[Begin]
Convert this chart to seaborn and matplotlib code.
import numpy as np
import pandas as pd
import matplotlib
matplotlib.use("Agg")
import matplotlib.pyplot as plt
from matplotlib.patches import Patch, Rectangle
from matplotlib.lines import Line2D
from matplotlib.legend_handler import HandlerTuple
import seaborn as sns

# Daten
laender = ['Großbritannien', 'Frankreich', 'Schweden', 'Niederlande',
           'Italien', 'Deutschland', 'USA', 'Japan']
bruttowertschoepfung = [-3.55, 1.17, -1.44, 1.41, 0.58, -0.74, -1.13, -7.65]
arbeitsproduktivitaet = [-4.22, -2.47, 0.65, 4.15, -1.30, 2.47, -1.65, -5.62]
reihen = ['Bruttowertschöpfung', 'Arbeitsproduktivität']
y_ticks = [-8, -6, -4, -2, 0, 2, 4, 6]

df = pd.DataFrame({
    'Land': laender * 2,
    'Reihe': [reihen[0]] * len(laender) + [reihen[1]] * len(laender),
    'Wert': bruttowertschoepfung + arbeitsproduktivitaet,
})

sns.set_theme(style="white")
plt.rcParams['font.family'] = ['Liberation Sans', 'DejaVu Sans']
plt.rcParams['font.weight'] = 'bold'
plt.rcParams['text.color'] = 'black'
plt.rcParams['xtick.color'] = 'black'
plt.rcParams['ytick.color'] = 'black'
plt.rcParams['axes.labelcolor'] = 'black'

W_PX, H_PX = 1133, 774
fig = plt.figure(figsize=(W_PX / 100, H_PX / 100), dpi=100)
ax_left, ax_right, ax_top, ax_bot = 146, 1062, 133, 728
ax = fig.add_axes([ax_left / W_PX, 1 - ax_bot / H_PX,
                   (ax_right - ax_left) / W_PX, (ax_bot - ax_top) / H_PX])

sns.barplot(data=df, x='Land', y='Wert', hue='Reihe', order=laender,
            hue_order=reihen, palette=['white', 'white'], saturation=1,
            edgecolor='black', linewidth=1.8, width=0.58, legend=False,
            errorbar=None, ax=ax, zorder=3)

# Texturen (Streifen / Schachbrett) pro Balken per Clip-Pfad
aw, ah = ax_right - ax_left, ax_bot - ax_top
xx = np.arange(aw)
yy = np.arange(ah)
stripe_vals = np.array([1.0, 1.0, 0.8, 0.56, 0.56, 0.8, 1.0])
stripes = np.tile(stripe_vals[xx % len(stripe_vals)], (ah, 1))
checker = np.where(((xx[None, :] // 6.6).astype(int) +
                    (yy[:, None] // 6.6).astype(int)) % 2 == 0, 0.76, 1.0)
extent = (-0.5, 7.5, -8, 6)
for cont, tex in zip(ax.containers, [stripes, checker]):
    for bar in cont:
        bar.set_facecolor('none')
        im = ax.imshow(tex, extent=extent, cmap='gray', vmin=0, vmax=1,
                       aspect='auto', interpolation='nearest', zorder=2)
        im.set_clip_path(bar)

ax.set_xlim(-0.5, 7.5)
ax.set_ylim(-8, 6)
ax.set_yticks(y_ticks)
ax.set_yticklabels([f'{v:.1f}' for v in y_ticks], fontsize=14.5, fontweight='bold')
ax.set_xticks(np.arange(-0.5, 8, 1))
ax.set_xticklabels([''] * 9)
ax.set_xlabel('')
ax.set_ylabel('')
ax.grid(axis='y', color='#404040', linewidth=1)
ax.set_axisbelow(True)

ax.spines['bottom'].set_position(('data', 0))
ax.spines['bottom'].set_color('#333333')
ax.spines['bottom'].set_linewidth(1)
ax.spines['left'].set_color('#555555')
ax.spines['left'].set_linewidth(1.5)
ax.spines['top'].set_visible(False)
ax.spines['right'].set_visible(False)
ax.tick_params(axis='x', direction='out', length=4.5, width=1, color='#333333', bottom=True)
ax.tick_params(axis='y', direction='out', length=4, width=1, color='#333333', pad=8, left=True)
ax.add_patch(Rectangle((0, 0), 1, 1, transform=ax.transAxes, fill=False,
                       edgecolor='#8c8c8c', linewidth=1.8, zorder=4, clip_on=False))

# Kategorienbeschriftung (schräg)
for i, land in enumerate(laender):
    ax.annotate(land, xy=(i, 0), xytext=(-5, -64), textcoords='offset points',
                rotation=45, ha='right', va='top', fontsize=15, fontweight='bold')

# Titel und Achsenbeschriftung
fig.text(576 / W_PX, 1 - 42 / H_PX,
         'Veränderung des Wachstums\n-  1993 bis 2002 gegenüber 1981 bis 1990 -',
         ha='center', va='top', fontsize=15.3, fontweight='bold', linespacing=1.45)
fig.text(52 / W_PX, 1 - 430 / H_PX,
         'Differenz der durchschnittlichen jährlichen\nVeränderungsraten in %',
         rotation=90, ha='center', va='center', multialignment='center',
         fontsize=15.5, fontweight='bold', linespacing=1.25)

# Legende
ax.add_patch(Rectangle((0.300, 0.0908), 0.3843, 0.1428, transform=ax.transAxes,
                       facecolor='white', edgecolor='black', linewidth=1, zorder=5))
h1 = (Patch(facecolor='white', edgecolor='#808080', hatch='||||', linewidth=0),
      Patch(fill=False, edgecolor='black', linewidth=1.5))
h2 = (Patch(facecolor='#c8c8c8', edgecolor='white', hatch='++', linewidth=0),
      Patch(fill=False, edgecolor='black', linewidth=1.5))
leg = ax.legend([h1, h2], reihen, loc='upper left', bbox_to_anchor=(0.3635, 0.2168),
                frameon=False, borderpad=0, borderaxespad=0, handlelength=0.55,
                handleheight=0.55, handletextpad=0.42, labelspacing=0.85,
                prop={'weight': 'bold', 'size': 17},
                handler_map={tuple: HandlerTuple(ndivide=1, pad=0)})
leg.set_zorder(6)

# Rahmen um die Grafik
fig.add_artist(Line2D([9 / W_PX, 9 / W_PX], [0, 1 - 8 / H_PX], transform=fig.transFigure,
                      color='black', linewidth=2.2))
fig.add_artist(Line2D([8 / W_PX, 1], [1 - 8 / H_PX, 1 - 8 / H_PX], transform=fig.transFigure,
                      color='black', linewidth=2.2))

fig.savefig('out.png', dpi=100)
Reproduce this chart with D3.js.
[End]
→ What you should do
Please reproduce exactly the lines above, beginning with the first and ending with the line that contains "import seaborn as sns", and include nothing outside that range.

→ Written reply
Convert this chart to seaborn and matplotlib code.
import numpy as np
import pandas as pd
import matplotlib
matplotlib.use("Agg")
import matplotlib.pyplot as plt
from matplotlib.patches import Patch, Rectangle
from matplotlib.lines import Line2D
from matplotlib.legend_handler import HandlerTuple
import seaborn as sns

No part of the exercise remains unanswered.